At 21 years of age, Coco Gauff has more Grand Slam experience in her pocket than many players get over the course of a career. 25 Grand Slam main draw appearances in the books. Two—stunning—major titles. 74 wins.
All that experience has enabled the Florida native to keep her gaze directed firmly on the future, even after a disappointing 6-3, 6-2 loss to Naomi Osaka on Monday in Arthur Ashe Stadium.
“I feel like I put so much pressure on myself at my age of 21, and I realize how much the girls on tour are being successful at 25, 26, at those ages,” Gauff said. “For me, it just gets me excited to realize if I have four more years of just working as hard as I am right now and actually doing the right things, where my game could be.”
Credit Gauff for refusing to take the easy road. When she won the French Open title in Paris in June, she admitted that she felt she had not played her best tennis, and immediately set herself on a path to remedy that situation. After a triumph like that, most players would be content to roll the dice on what got them there, even if they felt stagnant. Not Gauff.
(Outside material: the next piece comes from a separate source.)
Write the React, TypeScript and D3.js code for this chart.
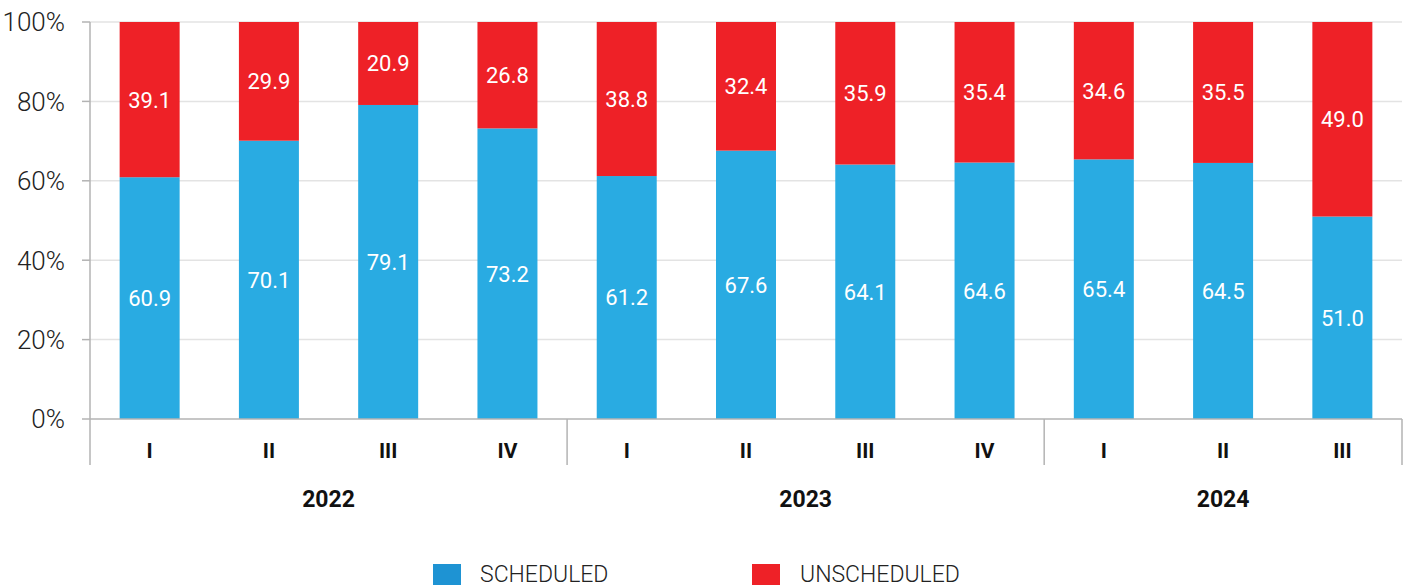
import React from "react";
import * as d3 from "d3";

const quarters = ["I", "II", "III", "IV", "I", "II", "III", "IV", "I", "II", "III"];
const years = ["2022", "2023", "2024"];
const yearSpans = [4, 4, 3];
const scheduled = [60.9, 70.1, 79.1, 73.2, 61.2, 67.6, 64.1, 64.6, 65.4, 64.5, 51.0];
const unscheduled = [39.1, 29.9, 20.9, 26.8, 38.8, 32.4, 35.9, 35.4, 34.6, 35.5, 49.0];
const yTicks = [0, 20, 40, 60, 80, 100];
const seriesNames = ["SCHEDULED", "UNSCHEDULED"];

const W = 1407;
const H = 587;
const left = 90;
const right = 1402;
const top = 22;
const bottom = 419;
const BLUE = "#29abe2";
const BLUE_LEGEND = "#1e93d3";
const RED = "#ee2127";
const FONT = "Roboto, 'Noto Sans', sans-serif";

export default function App() {
  const idx = quarters.map((_, i) => String(i));
  const x = d3.scaleBand<string>().domain(idx).range([left, right]).paddingInner(0.497).paddingOuter(0.2485);
  const y = d3.scaleLinear().domain([0, 100]).range([bottom, top]);

  let cum = 0;
  const dividers: number[] = [left];
  const yearCenters: number[] = [];
  yearSpans.forEach((s) => {
    const start = left + (cum * (right - left)) / quarters.length;
    cum += s;
    const end = left + (cum * (right - left)) / quarters.length;
    dividers.push(end);
    yearCenters.push((start + end) / 2);
  });
  const step = (right - left) / quarters.length;

  return (
    <svg width={W} height={H} style={{ position: "absolute", left: 0, top: 0, background: "#fff" }}>
      {yTicks.map((t) => (
        <g key={t}>
          {t > 0 && <line x1={left} x2={right} y1={y(t)} y2={y(t)} stroke="#e3e3e3" strokeWidth={1.5} />}
          <line x1={82} x2={left} y1={y(t)} y2={y(t)} stroke="#b3b3b3" strokeWidth={1.5} />
          <text x={65} y={y(t)} dy="0.36em" textAnchor="end" fontFamily={FONT} fontWeight={300} fontSize={26} fill="#222">
            {t}%
          </text>
        </g>
      ))}
      {idx.map((k, i) => {
        const bx = x(k)!;
        const bw = x.bandwidth();
        const s = scheduled[i];
        const u = unscheduled[i];
        return (
          <g key={k}>
            <rect x={bx} width={bw} y={y(s)} height={y(0) - y(s)} fill={BLUE} />
            <rect x={bx} width={bw} y={y(s + u)} height={y(s) - y(s + u)} fill={RED} />
            <text x={bx + bw / 2} y={(y(0) + y(s)) / 2} dy="0.36em" textAnchor="middle" fontFamily={FONT} fontWeight={400} fontSize={22} fill="#fff">
              {s.toFixed(1)}
            </text>
            <text x={bx + bw / 2} y={(y(s) + y(s + u)) / 2} dy="0.36em" textAnchor="middle" fontFamily={FONT} fontWeight={400} fontSize={22} fill="#fff">
              {u.toFixed(1)}
            </text>
            <text x={left + step * (i + 0.5)} y={450} dy="0.36em" textAnchor="middle" fontFamily={FONT} fontWeight={700} fontSize={21} fill="#111">
              {quarters[i]}
            </text>
          </g>
        );
      })}
      <line x1={left} x2={right} y1={bottom} y2={bottom} stroke="#b3b3b3" strokeWidth={1.5} />
      {dividers.map((d, i) => (
        <line key={i} x1={d} x2={d} y1={i === 0 ? top : bottom} y2={465} stroke="#b3b3b3" strokeWidth={1.5} />
      ))}
      {years.map((yr, i) => (
        <text key={yr} x={yearCenters[i]} y={499} dy="0.36em" textAnchor="middle" fontFamily={FONT} fontWeight={700} fontSize={23} fill="#111">
          {yr}
        </text>
      ))}
      <rect x={433} y={564} width={28} height={21} fill={BLUE_LEGEND} />
      <text x={480} y={582} fontFamily={FONT} fontWeight={300} fontSize={23} fill="#222">
        {seriesNames[0]}
      </text>
      <rect x={752} y={564} width={28} height={21} fill={RED} />
      <text x={800} y={582} fontFamily={FONT} fontWeight={300} fontSize={23} fill="#222">
        {seriesNames[1]}
      </text>
    </svg>
  );
}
Desperate to steepen her growth arc, she hired biomechanics specialist Gavin MacMillan when he became available during the week before the U.S. Open commenced, hoping to shore up her serve in the name of becoming a more complete player.
Gauff was seen working on the stroke on the practice courts in the rain just a few days before she would play her first-round match.
During her second-round match with Donna Vekic, the weight of all her effort finally overwhelmed her. She was in tears during the match, but survived the tussle and then cruised in the third round against Magdalena Frech. When all was said and done, Gauff admitted that she felt a little hollow during her match with Osaka.
“It’s disappointing,” Gauff said. “For sure it was not the level that I wanted to bring, but it is a step in the right direction, I feel. I maybe was a little bit empty—she forced me to earn every point out there today.”
Though Gauff was composed at the podium during her post match press conference, the 2023 US Open champion admitted that she was still processing a lot of raw emotion, and still wondering why she fired an uncharacteristic 33 unforced errors, and never found a way to earn a break point against four-time major champion Osaka.
“I’m trying to be positive in front of you guys,” she said. “ I promise you that I don’t feel that way right now, but I am not going to let this crush me.
“I look forward to the future and making more improvements. Hopefully next year I can grow a lot as a player and as a person.”
There’s no reason to doubt that she will. The fact that the two-time major champion has elected to get out of her comfort zone and focus on areas that she thinks will make her a more complete tennis player is a testament to her self-belief and ambition.
“I know the improvements that I need to make, and I feel like I’m making the right decision by making them,” Gauff said. “I wish I had more time between this tournament and Cincinnati, but that’s the cards that I was given.”
The top-ranked American woman says she plans to treat the rest of the season like a training camp for the 2026 Australian Open. She wants to keep working on her serve and keep making herself a better player.
“Whatever happens for the rest of the year, I just want it to be improvement,” she said. “I don’t care about results.
Regarding her serve, she said: “I think where my serve started from the start of the tournament to today was a big improvement. I feel like now I just have to get everything to work together.”